Jake Bernstein and Jesse Eisinger explain in their ProPublica article:
"The deal was a collateralized debt obligation named Class V Funding III, which was completed in late February 2007. The CDO was made up of pieces of other CDOs that were themselves backed by risky slices of subprime mortgages. The deal was managed by Credit Suisse Alternative Capital, a division of the Swiss banking giant. Independent managers such as Credit Suisse were charged with picking the best assets for the CDO. Citigroup arranged and marketed the deal to investors."
It's a confusing series of transactions, but let's step through a few of the principal contentions, and try to parse the allegations.
For example, Bernstein and Eisinger write: "Among the assets purchased by Class V Funding III were portions of, or sidebets involving, at least 15 CDOs that the Illinois-based hedge fund Magnetar helped to create. Four of those CDOs were also underwritten by Citigroup."
In other words, the allegation appears to be that CDOs—or CDOs squared—were marketed by Citi as being independently managed when, in fact, Citi had a role in choosing certain assets that were included in the security, and therefore were subject to inherent conflicts of interest.
And this: "Class V Funding III was cited in another ProPublica-NPR collaboration published in August. Class V bought a piece of, or had a side bet involving, two other Citi CDOs: Octonion and 888 Tactical.
Those CDOs in turn purchased exposure to Class V. All three CDOs closed within about two weeks of each other. Such transactions could have helped investment banks to complete CDOs and earn deal-completion fees."
The substance of that allegation would seem to be that Citi improperly collected fees on the same deal more than once.
On another claim, seemingly involving conflicts of interest at Citi: "It's unclear whether Citi made other trades that would pay off in the event of a drop in Class V's value. Ultimately, the bank failed to protect itself against losses from most of the CDOs it invested in; Citigroup lost almost $34 billion on its mortgage CDO business. "
Citi appears to have lost money—but perhaps there were side bets placed against the securities that resulted in net short positions and may have generated revenue in the event of a loss.
In the broadest sense, many of the issues inherent in the CDO allegations against Citi are quite complicated, containing lots of moving parts and deal flow through a series of counterparties. That type of scenario would typically seem to make allegations more difficult to prove.

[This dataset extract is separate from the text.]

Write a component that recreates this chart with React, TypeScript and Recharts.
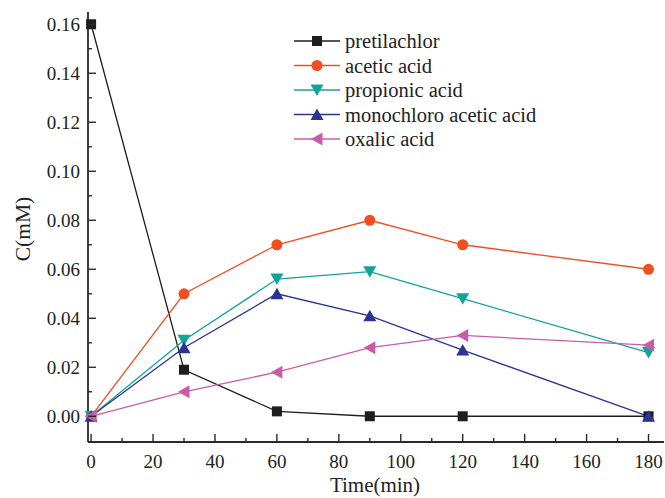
import { LineChart, Line, XAxis, YAxis, Legend, Label } from 'recharts';

// sampling times (min)
const times = [0, 30, 60, 90, 120, 180];

// concentrations (mM)
const pretilachlor = [0.16, 0.019, 0.002, 0.0, 0.0, 0.0];
const aceticAcid = [0.0, 0.05, 0.07, 0.08, 0.07, 0.06];
const propionicAcid = [0.0, 0.031, 0.056, 0.059, 0.048, 0.026];
const monochloroAcetic = [0.0, 0.028, 0.05, 0.041, 0.027, 0.0];
const oxalicAcid = [0.0, 0.01, 0.018, 0.028, 0.033, 0.029];

const xTicks = [0, 10, 20, 30, 40, 50, 60, 70, 80, 90, 100, 110, 120, 130, 140, 150, 160, 170, 180];
const yTicks = [0, 0.01, 0.02, 0.03, 0.04, 0.05, 0.06, 0.07, 0.08, 0.09, 0.1, 0.11, 0.12, 0.13, 0.14, 0.15, 0.16];

const data = times.map((t, i) => ({
  t,
  pretilachlor: pretilachlor[i],
  acetic: aceticAcid[i],
  propionic: propionicAcid[i],
  monochloro: monochloroAcetic[i],
  oxalic: oxalicAcid[i],
}));

const series = [
  { key: 'pretilachlor', name: 'pretilachlor', color: '#1e1e1e', shape: 'square' },
  { key: 'acetic', name: 'acetic acid', color: '#f04e23', shape: 'circle' },
  { key: 'propionic', name: 'propionic acid', color: '#12a39a', shape: 'down' },
  { key: 'monochloro', name: 'monochloro acetic acid', color: '#2d3393', shape: 'up' },
  { key: 'oxalic', name: 'oxalic acid', color: '#c95ca8', shape: 'left' },
];

const FONT = '"Liberation Serif", "Times New Roman", serif';
const AXIS = '#2a2a2a';

const Marker = ({ cx, cy, shape, color }: any) => {
  if (cx == null || cy == null) return null;
  switch (shape) {
    case 'square':
      return <rect x={cx - 5} y={cy - 5} width={10} height={10} fill={color} />;
    case 'circle':
      return <circle cx={cx} cy={cy} r={5.5} fill={color} />;
    case 'down':
      return <polygon points={`${cx - 6.5},${cy - 5.5} ${cx + 6.5},${cy - 5.5} ${cx},${cy + 6}`} fill={color} />;
    case 'up':
      return <polygon points={`${cx - 6.5},${cy + 5.5} ${cx + 6.5},${cy + 5.5} ${cx},${cy - 6}`} fill={color} />;
    default:
      return <polygon points={`${cx + 5.5},${cy - 6.5} ${cx + 5.5},${cy + 6.5} ${cx - 6},${cy}`} fill={color} />;
  }
};

const isMajorX = (v: number) => v % 20 === 0;
const isMajorY = (v: number) => Math.round(v * 100) % 2 === 0;

const BottomTick = ({ x, y, payload }: any) => {
  const v = payload.value;
  const major = isMajorX(v);
  return (
    <g>
      <line x1={x} x2={x} y1={y} y2={y - (major ? 8 : 4)} stroke={AXIS} strokeWidth={1.4} />
      {major && (
        <text x={x} y={y + 19} textAnchor="middle" dominantBaseline="central" fontFamily={FONT} fontSize={19} fill="#222">
          {v}
        </text>
      )}
    </g>
  );
};

const TopTick = ({ x, y }: any) => (
  <line x1={x} x2={x} y1={y} y2={y + 3} stroke={AXIS} strokeWidth={1} />
);

const LeftTick = ({ x, y, payload }: any) => {
  const v = payload.value;
  const major = isMajorY(v);
  return (
    <g>
      <line x1={x} x2={x + (major ? 8 : 4)} y1={y} y2={y} stroke={AXIS} strokeWidth={1.4} />
      {major && (
        <text x={x - 8} y={y} textAnchor="end" dominantBaseline="central" fontFamily={FONT} fontSize={19} fill="#222">
          {v.toFixed(2)}
        </text>
      )}
    </g>
  );
};

const RightTick = ({ x, y }: any) => (
  <line x1={x} x2={x - 3} y1={y} y2={y} stroke={AXIS} strokeWidth={1} />
);

const renderLegend = () => (
  <svg width={260} height={130}>
    {series.map((s, i) => {
      const cy = 12 + i * 24.5;
      return (
        <g key={s.key}>
          <line x1={4} x2={50} y1={cy} y2={cy} stroke={s.color} strokeWidth={1.4} />
          <Marker cx={27} cy={cy} shape={s.shape} color={s.color} />
          <text x={55} y={cy} dominantBaseline="central" fontFamily={FONT} fontSize={20.5} fill="#222">
            {s.name}
          </text>
        </g>
      );
    })}
  </svg>
);

export default function App() {
  return (
    <div style={{ position: 'absolute', left: 0, top: 0, background: '#fff' }}>
      <LineChart width={665} height={498} data={data} margin={{ top: 12, right: 1, bottom: 0, left: 8 }}>
        <XAxis
          dataKey="t"
          type="number"
          domain={[-1, 185]}
          ticks={xTicks}
          interval={0}
          height={56}
          tickSize={0}
          tickMargin={0}
          tick={<BottomTick />}
          axisLine={{ stroke: AXIS, strokeWidth: 1.8 }}
          tickLine={false}
        >
          <Label
            content={({ viewBox }: any) => (
              <text
                x={viewBox.x + viewBox.width / 2 - 1}
                y={viewBox.y + 43}
                textAnchor="middle"
                dominantBaseline="central"
                fontFamily={FONT}
                fontSize={21}
                fill="#222"
              >
                Time(min)
              </text>
            )}
          />
        </XAxis>
        <XAxis
          xAxisId="top"
          dataKey="t"
          type="number"
          orientation="top"
          domain={[-1, 185]}
          ticks={xTicks}
          interval={0}
          height={0}
          tickSize={0}
          tickMargin={0}
          tick={<TopTick />}
          axisLine={{ stroke: AXIS, strokeWidth: 1.8 }}
          tickLine={false}
        />
        <YAxis
          type="number"
          domain={[-0.0105, 0.165]}
          ticks={yTicks}
          interval={0}
          width={80}
          tickSize={0}
          tickMargin={0}
          tick={<LeftTick />}
          axisLine={{ stroke: AXIS, strokeWidth: 1.8 }}
          tickLine={false}
          allowDataOverflow
        >
          <Label
            content={({ viewBox }: any) => {
              const cx = viewBox.x + 15;
              const cy = 229;
              return (
                <text
                  x={cx}
                  y={cy}
                  transform={`rotate(-90 ${cx} ${cy})`}
                  textAnchor="middle"
                  dominantBaseline="central"
                  fontFamily={FONT}
                  fontSize={21.5}
                  fill="#222"
                >
                  C(mM)
                </text>
              );
            }}
          />
        </YAxis>
        <YAxis
          yAxisId="right"
          type="number"
          orientation="right"
          domain={[-0.0105, 0.165]}
          ticks={yTicks}
          interval={0}
          width={0}
          tickSize={0}
          tickMargin={0}
          tick={<RightTick />}
          axisLine={{ stroke: AXIS, strokeWidth: 1.8 }}
          tickLine={false}
          allowDataOverflow
        />
        <Legend
          layout="horizontal"
          verticalAlign="middle"
          align="center"
          content={renderLegend}
          wrapperStyle={{ position: 'absolute', left: 290, top: 29, width: 260, height: 130 }}
        />
        {series.map((s) => (
          <Line
            key={s.key}
            dataKey={s.key}
            name={s.name}
            type="linear"
            stroke={s.color}
            strokeWidth={1.3}
            isAnimationActive={false}
            dot={(p: any) => <Marker key={`${s.key}-${p.index}`} cx={p.cx} cy={p.cy} shape={s.shape} color={s.color} />}
            activeDot={false}
          />
        ))}
      </LineChart>
    </div>
  );
}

Additionally, there may be some language in the prospectus that could potentially complicate the case for The SEC: "One hurdle for any SEC action is that banks' CDO marketing materials often included warnings about generic risks involving conflict of interests. The prospectus for Class V Funding III has such language."
There's also the pending litigation: "A shareholder class-action lawsuit filed against Citigroup in federal court in Manhattan accused the company of using CDOs, including Class V Funding III, as a way to "clean out its warehouse" even as it downplayed the risk of its exposure to CDOs."
Of course, alleging something in a class action law suit doesn't suits. To wit: "Last week, District Judge Sidney Stein dismissed several of the claims but allowed the case to go forward on a number of the allegations, including that Citi misstated its exposure to CDOs."
Misstatement of risk exposure to derivates by a bank sounds like a substantively different allegation than some of the claims against Citi described in the Propublica article—namely, those claims involving conflicts of interest, undue influence, and failures to disclose material facts, all in relation to the creation and sale of certain CDOs—but time will tell as the law suit proceed through the legal process.